> **What to work on**: Take the material below and retype it in full; pictures are left out.

> **Stored data**:
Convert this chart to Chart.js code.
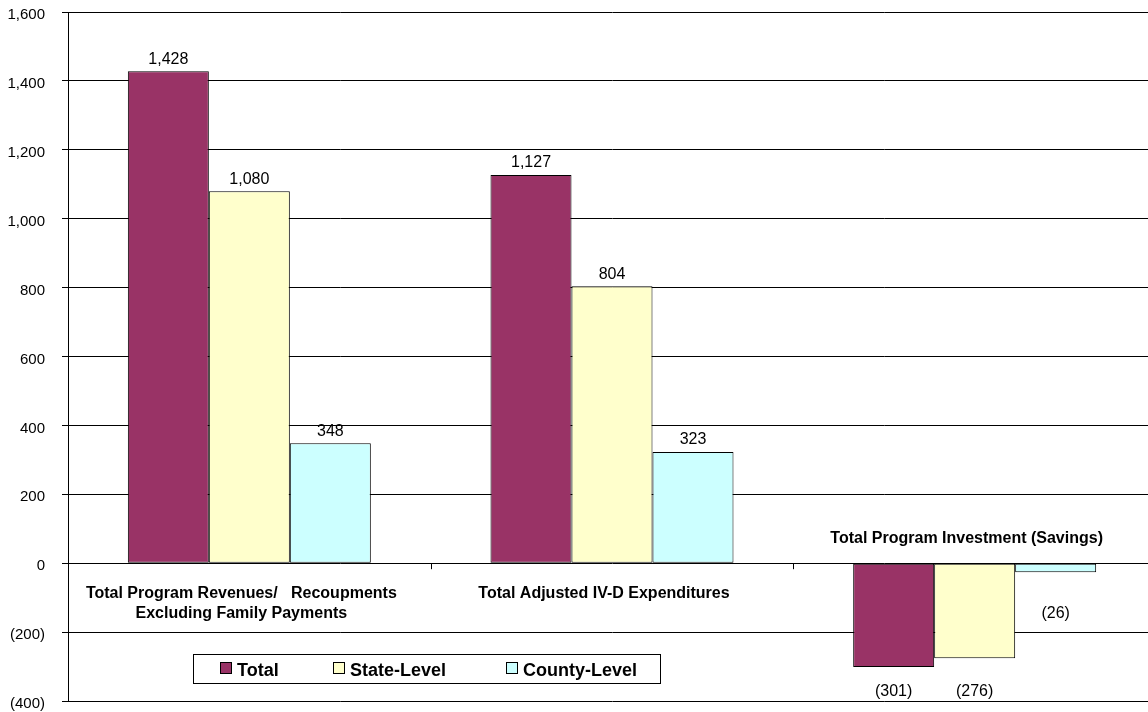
<!DOCTYPE html>
<html>
<head>
<meta charset="utf-8">
<script src="https://cdn.jsdelivr.net/npm/chart.js@4/dist/chart.umd.min.js"></script>
<style>
  html, body { margin: 0; padding: 0; background: #fff; overflow: hidden; }
  #wrap { width: 1148px; height: 712px; overflow: hidden; }
</style>
</head>
<body>
<div id="wrap"><canvas id="chart" width="1156" height="712"></canvas></div>
<script>
const categories = [
  ['Total Program Revenues/   Recoupments', 'Excluding Family Payments'],
  ['Total Adjusted IV-D Expenditures'],
  ['Total Program Investment (Savings)']
];
const seriesNames = ['Total', 'State-Level', 'County-Level'];
const totalValues = [1428, 1127, -301];
const stateValues = [1080, 804, -276];
const countyValues = [348, 323, -26];
const yTicks = [-400, -200, 0, 200, 400, 600, 800, 1000, 1200, 1400, 1600];

const colors = ['#993366', '#FFFFCC', '#CCFFFF'];
const FONT = '"Liberation Sans", Arial, sans-serif';

function fmt(v) {
  const s = Math.abs(v).toLocaleString('en-US');
  return v < 0 ? '(' + s + ')' : s;
}

// value labels on the bars
const valueLabels = {
  id: 'valueLabels',
  afterDatasetsDraw(chart) {
    const ctx = chart.ctx;
    const zero = chart.scales.y.getPixelForValue(0);
    const bottom = chart.chartArea.bottom;
    ctx.save();
    ctx.font = '16px ' + FONT;
    ctx.fillStyle = '#000';
    ctx.textAlign = 'center';
    chart.data.datasets.forEach((ds, i) => {
      const meta = chart.getDatasetMeta(i);
      meta.data.forEach((bar, j) => {
        const v = ds.data[j];
        if (v >= 0) {
          ctx.textBaseline = 'bottom';
          ctx.fillText(fmt(v), bar.x, bar.y - 4);
        } else {
          ctx.textBaseline = 'middle';
          const y = bar.y + 25 > zero + 50 ? bottom - 9 : zero + 50;
          ctx.fillText(fmt(v), bar.x, y);
        }
      });
    });
    ctx.restore();
  }
};

// category labels, boundary ticks and legend box
const extras = {
  id: 'extras',
  afterDraw(chart) {
    const ctx = chart.ctx;
    const x = chart.scales.x;
    const y = chart.scales.y;
    const zero = y.getPixelForValue(0);
    ctx.save();
    // ticks between categories
    ctx.strokeStyle = '#000';
    ctx.lineWidth = 1;
    for (let i = 1; i < categories.length; i++) {
      const px = Math.round((x.getPixelForValue(i - 1) + x.getPixelForValue(i)) / 2) + 0.5;
      ctx.beginPath();
      ctx.moveTo(px, zero);
      ctx.lineTo(px, zero + 6);
      ctx.stroke();
    }
    // category names
    ctx.font = 'bold 16px ' + FONT;
    ctx.fillStyle = '#000';
    ctx.textAlign = 'center';
    ctx.textBaseline = 'middle';
    categories.forEach((lines, i) => {
      const cx = x.getPixelForValue(i) - 8;
      const below = totalValues[i] >= 0;
      lines.forEach((line, k) => {
        const ly = below ? zero + 30 + k * 20 : zero - 25 - (lines.length - 1 - k) * 20;
        ctx.fillText(line, cx, ly);
      });
    });
    // legend
    ctx.fillStyle = '#fff';
    ctx.fillRect(193, 654, 467, 29);
    ctx.strokeStyle = '#000';
    ctx.strokeRect(193.5, 654.5, 467, 29);
    const itemX = [220, 333, 506];
    ctx.font = 'bold 18px ' + FONT;
    ctx.textAlign = 'left';
    chart.data.datasets.forEach((ds, i) => {
      ctx.fillStyle = ds.backgroundColor;
      ctx.fillRect(itemX[i], 662, 11, 11);
      ctx.strokeStyle = '#000';
      ctx.strokeRect(itemX[i] + 0.5, 662.5, 11, 11);
      ctx.fillStyle = '#000';
      ctx.fillText(ds.label, itemX[i] + 17, 671);
    });
    ctx.restore();
  }
};

new Chart(document.getElementById('chart'), {
  type: 'bar',
  data: {
    labels: categories.map(c => c.join(' ')),
    datasets: [
      { label: seriesNames[0], data: totalValues, backgroundColor: colors[0] },
      { label: seriesNames[1], data: stateValues, backgroundColor: colors[1] },
      { label: seriesNames[2], data: countyValues, backgroundColor: colors[2] }
    ].map(d => Object.assign(d, {
      borderColor: '#000',
      borderWidth: 1,
      borderSkipped: false,
      categoryPercentage: 0.67,
      barPercentage: 1.0
    }))
  },
  options: {
    responsive: false,
    animation: false,
    layout: { padding: { top: 12, bottom: 11, left: 0, right: 0 } },
    plugins: {
      legend: { display: false },
      tooltip: { enabled: false }
    },
    scales: {
      x: { display: false },
      y: {
        min: -400,
        max: 1600,
        afterFit(scale) {
          scale.width = 68;
          scale.paddingTop = 0;
          scale.paddingBottom = 0;
        },
        afterBuildTicks(scale) { scale.ticks = yTicks.map(v => ({ value: v })); },
        ticks: {
          color: '#000',
          font: { family: FONT, size: 15 },
          padding: 17,
          labelOffset: 3,
          callback: v => fmt(v)
        },
        grid: { color: '#000', lineWidth: 1, tickLength: 6, drawTicks: true },
        border: { color: '#000', width: 1 }
      }
    }
  },
  plugins: [valueLabels, extras]
});
</script>
</body>
</html>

> **Reply**:
Convert this chart to Chart.js code.
<!DOCTYPE html>
<html>
<head>
<meta charset="utf-8">
<script src="https://cdn.jsdelivr.net/npm/chart.js@4/dist/chart.umd.min.js"></script>
<style>
  html, body { margin: 0; padding: 0; background: #fff; overflow: hidden; }
  #wrap { width: 1148px; height: 712px; overflow: hidden; }
</style>
</head>
<body>
<div id="wrap"><canvas id="chart" width="1156" height="712"></canvas></div>
<script>
const categories = [
  ['Total Program Revenues/   Recoupments', 'Excluding Family Payments'],
  ['Total Adjusted IV-D Expenditures'],
  ['Total Program Investment (Savings)']
];
const seriesNames = ['Total', 'State-Level', 'County-Level'];
const totalValues = [1428, 1127, -301];
const stateValues = [1080, 804, -276];
const countyValues = [348, 323, -26];
const yTicks = [-400, -200, 0, 200, 400, 600, 800, 1000, 1200, 1400, 1600];

const colors = ['#993366', '#FFFFCC', '#CCFFFF'];
const FONT = '"Liberation Sans", Arial, sans-serif';

function fmt(v) {
  const s = Math.abs(v).toLocaleString('en-US');
  return v < 0 ? '(' + s + ')' : s;
}

// value labels on the bars
const valueLabels = {
  id: 'valueLabels',
  afterDatasetsDraw(chart) {
    const ctx = chart.ctx;
    const zero = chart.scales.y.getPixelForValue(0);
    const bottom = chart.chartArea.bottom;
    ctx.save();
    ctx.font = '16px ' + FONT;
    ctx.fillStyle = '#000';
    ctx.textAlign = 'center';
    chart.data.datasets.forEach((ds, i) => {
      const meta = chart.getDatasetMeta(i);
      meta.data.forEach((bar, j) => {
        const v = ds.data[j];
        if (v >= 0) {
          ctx.textBaseline = 'bottom';
          ctx.fillText(fmt(v), bar.x, bar.y - 4);
        } else {
          ctx.textBaseline = 'middle';
          const y = bar.y + 25 > zero + 50 ? bottom - 9 : zero + 50;
          ctx.fillText(fmt(v), bar.x, y);
        }
      });
    });
    ctx.restore();
  }
};

// category labels, boundary ticks and legend box
const extras = {
  id: 'extras',
  afterDraw(chart) {
    const ctx = chart.ctx;
    const x = chart.scales.x;
    const y = chart.scales.y;
    const zero = y.getPixelForValue(0);
    ctx.save();
    // ticks between categories
    ctx.strokeStyle = '#000';
    ctx.lineWidth = 1;
    for (let i = 1; i < categories.length; i++) {
      const px = Math.round((x.getPixelForValue(i - 1) + x.getPixelForValue(i)) / 2) + 0.5;
      ctx.beginPath();
      ctx.moveTo(px, zero);
      ctx.lineTo(px, zero + 6);
      ctx.stroke();
    }
    // category names
    ctx.font = 'bold 16px ' + FONT;
    ctx.fillStyle = '#000';
    ctx.textAlign = 'center';
    ctx.textBaseline = 'middle';
    categories.forEach((lines, i) => {
      const cx = x.getPixelForValue(i) - 8;
      const below = totalValues[i] >= 0;
      lines.forEach((line, k) => {
        const ly = below ? zero + 30 + k * 20 : zero - 25 - (lines.length - 1 - k) * 20;
        ctx.fillText(line, cx, ly);
      });
    });
    // legend
    ctx.fillStyle = '#fff';
    ctx.fillRect(193, 654, 467, 29);
    ctx.strokeStyle = '#000';
    ctx.strokeRect(193.5, 654.5, 467, 29);
    const itemX = [220, 333, 506];
    ctx.font = 'bold 18px ' + FONT;
    ctx.textAlign = 'left';
    chart.data.datasets.forEach((ds, i) => {
      ctx.fillStyle = ds.backgroundColor;
      ctx.fillRect(itemX[i], 662, 11, 11);
      ctx.strokeStyle = '#000';
      ctx.strokeRect(itemX[i] + 0.5, 662.5, 11, 11);
      ctx.fillStyle = '#000';
      ctx.fillText(ds.label, itemX[i] + 17, 671);
    });
    ctx.restore();
  }
};

new Chart(document.getElementById('chart'), {
  type: 'bar',
  data: {
    labels: categories.map(c => c.join(' ')),
    datasets: [
      { label: seriesNames[0], data: totalValues, backgroundColor: colors[0] },
      { label: seriesNames[1], data: stateValues, backgroundColor: colors[1] },
      { label: seriesNames[2], data: countyValues, backgroundColor: colors[2] }
    ].map(d => Object.assign(d, {
      borderColor: '#000',
      borderWidth: 1,
      borderSkipped: false,
      categoryPercentage: 0.67,
      barPercentage: 1.0
    }))
  },
  options: {
    responsive: false,
    animation: false,
    layout: { padding: { top: 12, bottom: 11, left: 0, right: 0 } },
    plugins: {
      legend: { display: false },
      tooltip: { enabled: false }
    },
    scales: {
      x: { display: false },
      y: {
        min: -400,
        max: 1600,
        afterFit(scale) {
          scale.width = 68;
          scale.paddingTop = 0;
          scale.paddingBottom = 0;
        },
        afterBuildTicks(scale) { scale.ticks = yTicks.map(v => ({ value: v })); },
        ticks: {
          color: '#000',
          font: { family: FONT, size: 15 },
          padding: 17,
          labelOffset: 3,
          callback: v => fmt(v)
        },
        grid: { color: '#000', lineWidth: 1, tickLength: 6, drawTicks: true },
        border: { color: '#000', width: 1 }
      }
    }
  },
  plugins: [valueLabels, extras]
});
</script>
</body>
</html>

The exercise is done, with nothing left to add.